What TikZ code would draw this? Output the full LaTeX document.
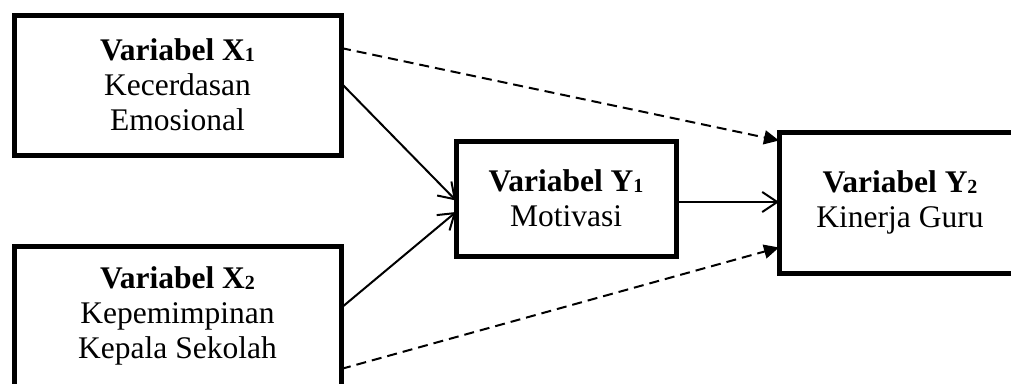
\documentclass[tikz,border=0pt]{standalone}
\usepackage{fontspec}
\setmainfont{Liberation Serif}
\usetikzlibrary{arrows.meta,calc}
\newcommand{\vsub}[1]{\raisebox{-1pt}{\fontsize{20}{20}\selectfont #1}}
\tikzset{
  varbox/.style={draw, line width=5pt, rectangle, inner sep=0pt, outer sep=0pt, align=center,
    font=\fontsize{31.5}{35}\selectfont},
  solidarrow/.style={line width=2pt, -{Straight Barb[length=15pt,width=20pt,line width=2pt]}},
  dasharrow/.style={line width=2pt, dash pattern=on 10pt off 6pt, -{Triangle[length=15pt,width=14pt]}}
}
\begin{document}
\begin{tikzpicture}[x=1pt,y=-1pt]
\useasboundingbox (0,0) rectangle (1011,383);
\node[varbox, minimum width=327pt, minimum height=140pt] (X1) at (177.5,85)
  {\textbf{Variabel X\vsub{1}}\\Kecerdasan\\Emosional};
\node[varbox, minimum width=327pt, minimum height=140pt] (X2) at (177.5,316)
  {\textbf{Variabel X\vsub{2}}\\Kepemimpinan\\Kepala Sekolah};
\node[varbox, minimum width=220pt, minimum height=115pt] (Y1) at (566,198.5)
  {\textbf{Variabel Y\vsub{1}}\\Motivasi};
\node[varbox, minimum width=242pt, minimum height=141pt] (Y2) at (900,202.5)
  {\textbf{Variabel Y\vsub{2}}\\Kinerja Guru};
\coordinate (m) at ([yshift=-3.5pt]Y1.east);
\draw[solidarrow] ([yshift=2pt]X1.east) -- ([yshift=-2pt]Y1.west);
\draw[solidarrow] ([yshift=8pt]X2.east) -- ([yshift=-13.5pt]Y1.west);
\draw[solidarrow] (m) -- (m -| Y2.west);
\draw[dasharrow] ([yshift=37pt]X1.east) -- ([yshift=62pt]Y2.west);
\draw[dasharrow] ([yshift=-53pt]X2.east) -- ([yshift=-45pt]Y2.west);
\end{tikzpicture}
\end{document}
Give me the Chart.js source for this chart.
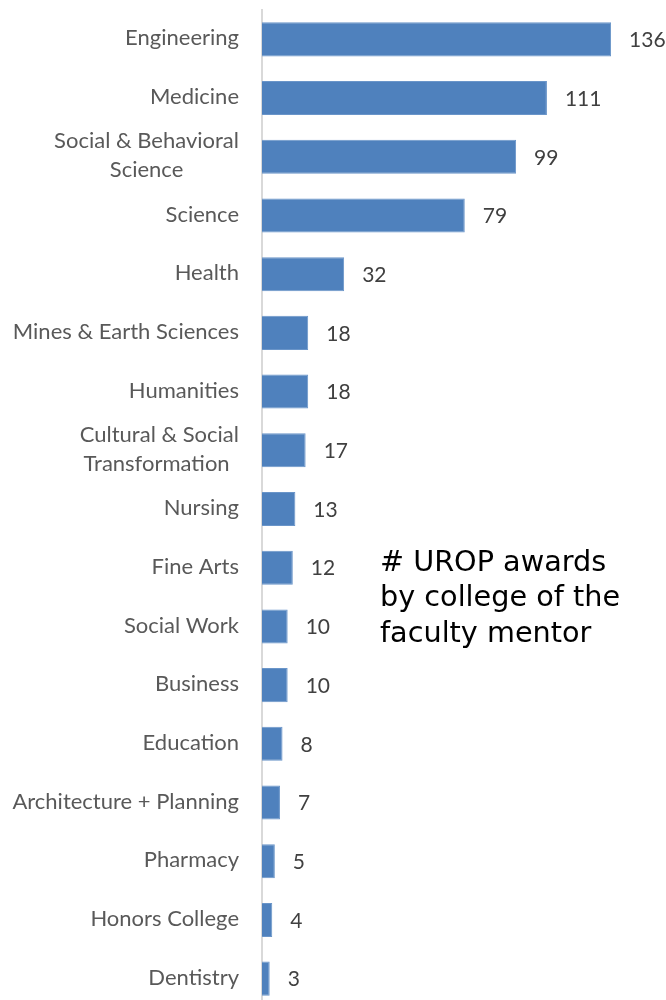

+++

Transcribe each entry above exactly, apart from the pictures.

What TikZ code would draw this? Output the full LaTeX document.
\documentclass[tikz,border=0pt]{standalone}
\usepackage{fontspec}
\setmainfont{Liberation Serif}
\usetikzlibrary{arrows.meta,calc}
\newcommand{\vsub}[1]{\raisebox{-1pt}{\fontsize{20}{20}\selectfont #1}}
\tikzset{
  varbox/.style={draw, line width=5pt, rectangle, inner sep=0pt, outer sep=0pt, align=center,
    font=\fontsize{31.5}{35}\selectfont},
  solidarrow/.style={line width=2pt, -{Straight Barb[length=15pt,width=20pt,line width=2pt]}},
  dasharrow/.style={line width=2pt, dash pattern=on 10pt off 6pt, -{Triangle[length=15pt,width=14pt]}}
}
\begin{document}
\begin{tikzpicture}[x=1pt,y=-1pt]
\useasboundingbox (0,0) rectangle (1011,383);
\node[varbox, minimum width=327pt, minimum height=140pt] (X1) at (177.5,85)
  {\textbf{Variabel X\vsub{1}}\\Kecerdasan\\Emosional};
\node[varbox, minimum width=327pt, minimum height=140pt] (X2) at (177.5,316)
  {\textbf{Variabel X\vsub{2}}\\Kepemimpinan\\Kepala Sekolah};
\node[varbox, minimum width=220pt, minimum height=115pt] (Y1) at (566,198.5)
  {\textbf{Variabel Y\vsub{1}}\\Motivasi};
\node[varbox, minimum width=242pt, minimum height=141pt] (Y2) at (900,202.5)
  {\textbf{Variabel Y\vsub{2}}\\Kinerja Guru};
\coordinate (m) at ([yshift=-3.5pt]Y1.east);
\draw[solidarrow] ([yshift=2pt]X1.east) -- ([yshift=-2pt]Y1.west);
\draw[solidarrow] ([yshift=8pt]X2.east) -- ([yshift=-13.5pt]Y1.west);
\draw[solidarrow] (m) -- (m -| Y2.west);
\draw[dasharrow] ([yshift=37pt]X1.east) -- ([yshift=62pt]Y2.west);
\draw[dasharrow] ([yshift=-53pt]X2.east) -- ([yshift=-45pt]Y2.west);
\end{tikzpicture}
\end{document}
Give me the Chart.js source for this chart.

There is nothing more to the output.